Lungi da chi scrive di ripercorrere le già assai calpestate cronache di una vicenda che lascerà tanti vuoti causati dai troppi cari defunti, tristemente con illacrimate sepolture, e un disastro economico per rattoppare il quale dovremo forse tornare a lavorare la terra, altro che 4.0.
A proposito invece di colori, siamo ora nella fase “del pigmento” e il balletto giallo – arancione – rosso sta impietosamente mostrando tutti i limiti della nostra classe dirigente e tutta l’impreparazione di un Paese che paga un pazzesco arretrato culturale e sociale.
Ora, va detto che per questa fase del vergognoso teatrino regionale, che trova picchi di eccellenza in Calabria e Campania, dobbiamo ringraziare anche la sciagurata riforma del titolo V, ordita nel 2001 da cervelli inficiati dal tornaconto politico ma soprattutto tarpati da ignoranza ed impreparazione.
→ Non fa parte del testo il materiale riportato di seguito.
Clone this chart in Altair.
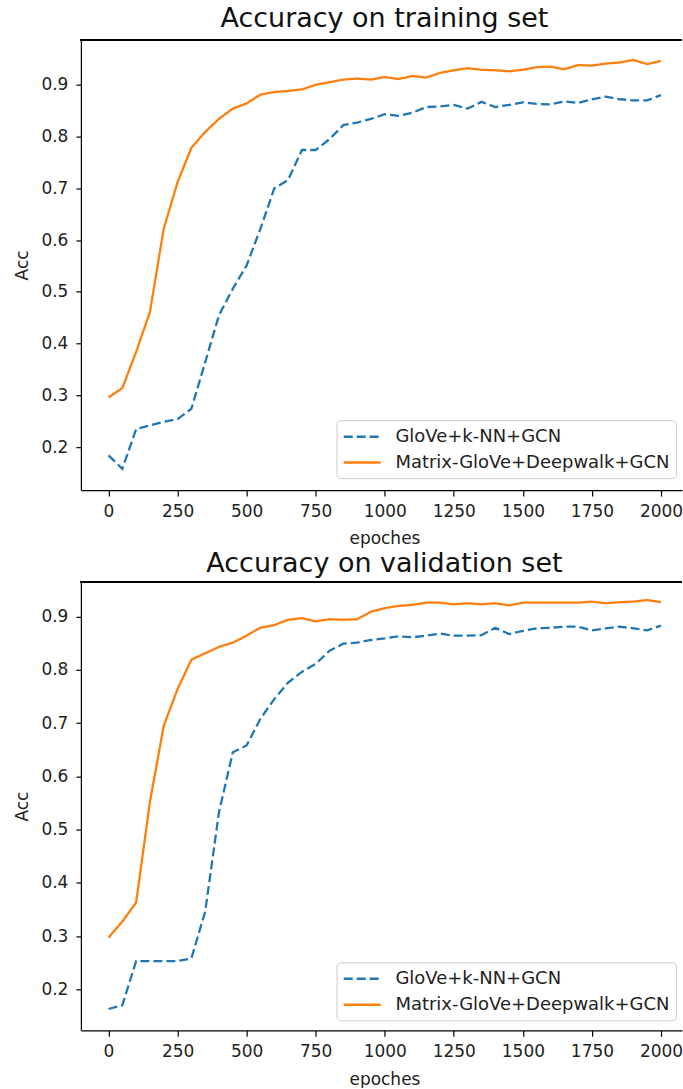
import altair as alt
import pandas as pd

epochs = list(range(0, 2001, 50))
series_names = ["GloVe+k-NN+GCN", "Matrix-GloVe+Deepwalk+GCN"]
series_colors = ["#1f77b4", "#ff7f0e"]
x_ticks = [0, 250, 500, 750, 1000, 1250, 1500, 1750, 2000]
y_ticks = [0.2, 0.3, 0.4, 0.5, 0.6, 0.7, 0.8, 0.9]

train_glove = [0.184, 0.158, 0.235, 0.242, 0.249, 0.254, 0.274, 0.364, 0.455, 0.506,
               0.551, 0.622, 0.700, 0.716, 0.774, 0.774, 0.795, 0.822, 0.827, 0.834,
               0.843, 0.840, 0.846, 0.857, 0.858, 0.861, 0.854, 0.867, 0.857, 0.861,
               0.866, 0.863, 0.862, 0.868, 0.865, 0.872, 0.877, 0.872, 0.870, 0.870,
               0.880]
train_matrix = [0.296, 0.314, 0.384, 0.461, 0.622, 0.712, 0.778, 0.809, 0.834, 0.854,
                0.864, 0.881, 0.886, 0.888, 0.891, 0.900, 0.905, 0.910, 0.912, 0.910,
                0.915, 0.911, 0.917, 0.914, 0.923, 0.928, 0.932, 0.929, 0.928, 0.926,
                0.929, 0.934, 0.935, 0.930, 0.938, 0.937, 0.941, 0.943, 0.948, 0.940,
                0.946]
val_glove = [0.163, 0.170, 0.253, 0.253, 0.253, 0.253, 0.258, 0.346, 0.533, 0.645,
             0.658, 0.708, 0.745, 0.776, 0.796, 0.811, 0.836, 0.849, 0.851, 0.856,
             0.859, 0.863, 0.861, 0.864, 0.868, 0.864, 0.864, 0.865, 0.879, 0.867,
             0.873, 0.878, 0.879, 0.881, 0.881, 0.874, 0.878, 0.881, 0.878, 0.874,
             0.883]
val_matrix = [0.297, 0.327, 0.363, 0.552, 0.695, 0.764, 0.819, 0.831, 0.843, 0.851,
              0.864, 0.879, 0.884, 0.894, 0.897, 0.891, 0.895, 0.894, 0.895, 0.909,
              0.916, 0.920, 0.922, 0.926, 0.926, 0.923, 0.925, 0.923, 0.925, 0.921,
              0.926, 0.926, 0.926, 0.926, 0.926, 0.928, 0.925, 0.927, 0.928, 0.931,
              0.927]

FONT = "DejaVu Sans"
PLOT_W = 602


def panel(title, glove, matrix, ydomain, height, title_offset):
    df = pd.DataFrame({
        "epoch": epochs * 2,
        "acc": glove + matrix,
        "model": [series_names[0]] * len(epochs) + [series_names[1]] * len(epochs),
    })
    legend = alt.Legend(
        title=None, orient="none", legendX=256, legendY=381,
        symbolType="M-1,0H3", symbolSize=342, symbolStrokeWidth=2.5,
        labelFont=FONT, labelFontSize=18, labelColor="#222222", labelOffset=32,
        labelLimit=0, rowPadding=6, padding=6, strokeColor="#cccccc",
        fillColor="white", cornerRadius=4,
    )
    lines = alt.Chart(df).mark_line(strokeWidth=2.3, clip=True).encode(
        x=alt.X("epoch:Q",
                scale=alt.Scale(domain=[-100, 2076], nice=False, zero=False),
                axis=alt.Axis(values=x_ticks, format="d", title="epoches",
                              titleX=304)),
        y=alt.Y("acc:Q",
                scale=alt.Scale(domain=ydomain, nice=False, zero=False),
                axis=alt.Axis(values=y_ticks, format=".1f", title="Acc")),
        color=alt.Color("model:N",
                        scale=alt.Scale(domain=series_names, range=series_colors),
                        legend=legend),
        strokeDash=alt.StrokeDash("model:N",
                                  scale=alt.Scale(domain=series_names,
                                                  range=[[9, 4], [1, 0]]),
                                  legend=legend),
    )
    frame = alt.Chart(df).mark_rule(color="black", strokeWidth=1.2).encode(
        x=alt.value(0), x2=alt.value(PLOT_W), y=alt.value(0)
    )
    return alt.layer(lines, frame).properties(
        width=PLOT_W, height=height,
        title=alt.TitleParams(title, font=FONT, fontSize=27, fontWeight="normal",
                              color="#111111", dx=3, offset=title_offset),
    )


top = panel("Accuracy on training set", train_glove, train_matrix,
            [0.117, 0.987], 451, 6)
bottom = panel("Accuracy on validation set", val_glove, val_matrix,
               [0.123, 0.965], 449, 3)

chart = alt.vconcat(top, bottom, spacing=3).resolve_scale(
    color="independent", strokeDash="independent"
).resolve_legend(
    color="independent", strokeDash="independent"
).properties(
    padding={"left": 13, "top": 4, "right": 0, "bottom": 0}
).configure_view(stroke=None).configure_axis(
    grid=False, domainColor="black", domainWidth=1.2, tickColor="black",
    tickWidth=1.2, labelFont=FONT, labelFontSize=17,
    labelColor="#222222", titleFont=FONT, titleFontSize=17,
    titleFontWeight="normal", titleColor="#222222",
).configure_axisX(tickSize=6, labelPadding=7, titlePadding=12).configure_axisY(
    tickSize=5, labelPadding=8, titlePadding=9)

chart.save("out.html", embed_options={"renderer": "svg", "actions": False})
Quell’impianto di autonomie locali nacque non già dalla constatazione dell’esistenza delle condizioni e della maturità sociale adeguate all’uopo ma da confuse valutazioni strattonate da un lato dalle spinte scissioniste e dall’altro dalla pressione delle grandi organizzazioni di criminalità. Questa è l’impressione che in tanti abbiamo avuto.
Il risultato è sotto gli occhi di tutti e salvo eccezioni la forza normativa dei venti e passa duplicati dello Stato è impiegata più che altro nel regolare aumento dei compensi e delle provvidenze per i governi regionali stessi.
Oggi nel quadro del Covid-19 si va dalla severa fermezza di Luca Zaia ai lanciafiamme del grottesco De Luca passando per il fin troppo loquace Toti che sovente le spara infami e grosse. Per tacer d’altre perle non meno preziose. Quanto ci manca Jole Santelli? Riposi in pace.
Cosa ci resta ora?
Facile a dirsi. Meno a farsi.
Ci resta di sperare che Governo e governatori trovino il modo di dialogare come si fa tra adulti e concertare decisioni ed azioni, sempre che riescano a farsi largo tra i milioni di infettivologi e virologi che infestano lo sventurato Tricolore.
Mosso a pietà per l’eroico lettore mi fermo qui, senza trattare la parte internazionale della storiella.
Attenzione: ricordiamoci che la politica è lo specchio del popolo. Urge crescere.